Может, поэтому, столь успешно снимающийся в кинематографе, он предпочитал театр: там можно пробовать что-то новенькое в каждом спектакле, менять роль. Он доставлял массу хлопот партнерам непредсказуемостью своего поведения. Легко входивший в образ, точно ощущавший малейшие нюансы поведения и психологии своего персонажа, Евстигнеев часто забывал и путал авторский текст, забывал реплики и опускал целые куски монологов. Но зрители не замечали этого, убежденные правдой его существования на сцене.
Открытый и прозрачный в своих ролях, Евстигнеев в жизни был человеком замкнутым, не подпускавшим к себе ближе определенной дистанции. Возбудимый и темпераментный, он никогда не позволял себе выплесков, не позволял распускаться - структура характера, очень удобная для окружающих и разрушительная для его обладателя. Как пережил он раздел МХАТа? Как пережил, что его «отпустили» на пенсию, когда он попросил об отдыхе от новых ролей? Он сам это не комментировал. Но жить без своего театра не смог.

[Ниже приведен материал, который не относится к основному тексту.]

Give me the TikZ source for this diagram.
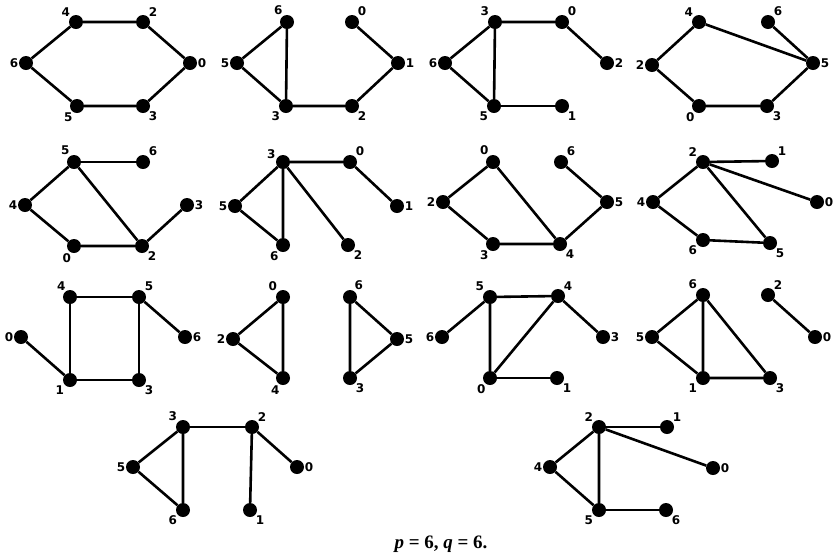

Он умер за несколько минут до операции на сердце в лондонской клинике. Его молодая жена, которая была рядом с ним в эти последние минуты, вспоминала: «Так же как он мог представить себе любую страну, выйдя на полчаса на улицу, так же он представил себе свою смерть... Он вошел в нее, как в очередную роль».
А в одном из своих последних интервью, отвечая на вопрос, мог бы он заниматься какой-нибудь другой профессией, если бы его жизнь сложилась иначе, Евгений Евстигнеев ответил: «Не представляю себя ни математиком, ни дипломатом, ни историком и не знаю, что я смог бы сделать в любой другой профессии. Твердо знаю одно: не стань актером, я бы мучился, мне бы было плохо».